The Trio features Joseph Roisman, Mischa Schneider 
          and Artur Balsam. I like the rise and fall of Balsam’s strong chording 
          in the first movement and even the rather slithery string playing at 
          5.00 – it’s excitingly done. Balsam plays the passage from 7.02 onwards 
          with true singing tone with underpinning by the strings and the playing 
          generally is marked by metrical flexibility. Roisman and Scheider exchange 
          phrases at 17.00 onwards with masterly understanding and tonal blend. 
          In the Quasi variazioni second movement, which are based on The Rock, 
          a flowing tempo is accompanied by an expressive profile – this is Rachmaninoff’s 
          tribute to Tchaikovsky who had been so impressed by The Rock that he 
          offered to conduct the first performance and in the avowed tradition 
          of Tchaikovsky’s own elegiac trio, itself dedicated to Nikolai Rubinstein. 

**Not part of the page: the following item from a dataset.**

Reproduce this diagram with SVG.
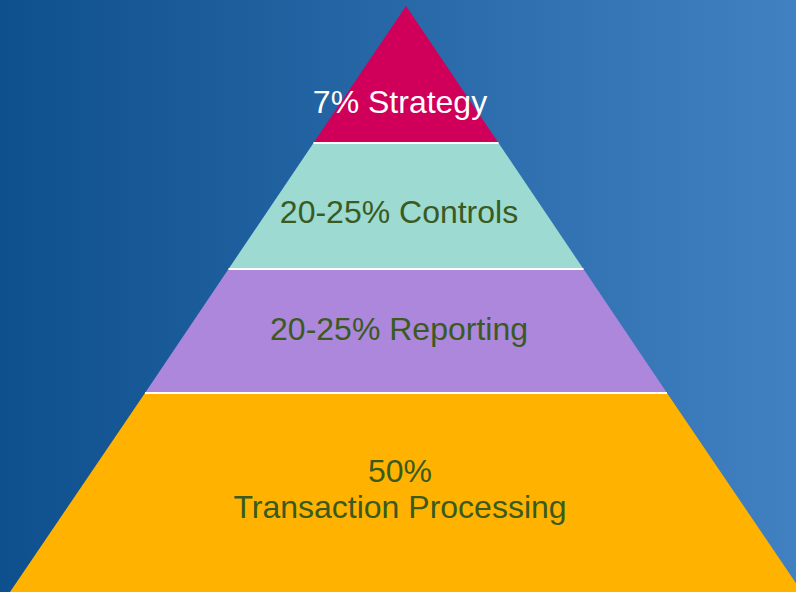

          In the finale Balsam is incendiary – even banging at 4.20, a feature 
          doubtless magnified by the dry recording – but his dynamics are good 
          and the string players though not always watertight of ensemble make 
          a fine showing especially in the explicitly Tchaikovskian draining away 
          ending to the work. 
        
 
        
The lack of bloom of the Coolidge Auditorium is a simple 
          fact of acoustic life - admires of the Quartet won’t hesitate to acquire 
          these performances despite the unflattering nature of the sound – because 
          discographically these are tremendously interesting additions to the 
          Budapest’s corpus of surviving works. Notes are by the perceptive if 
          here slightly non-committal Harris Goldsmith.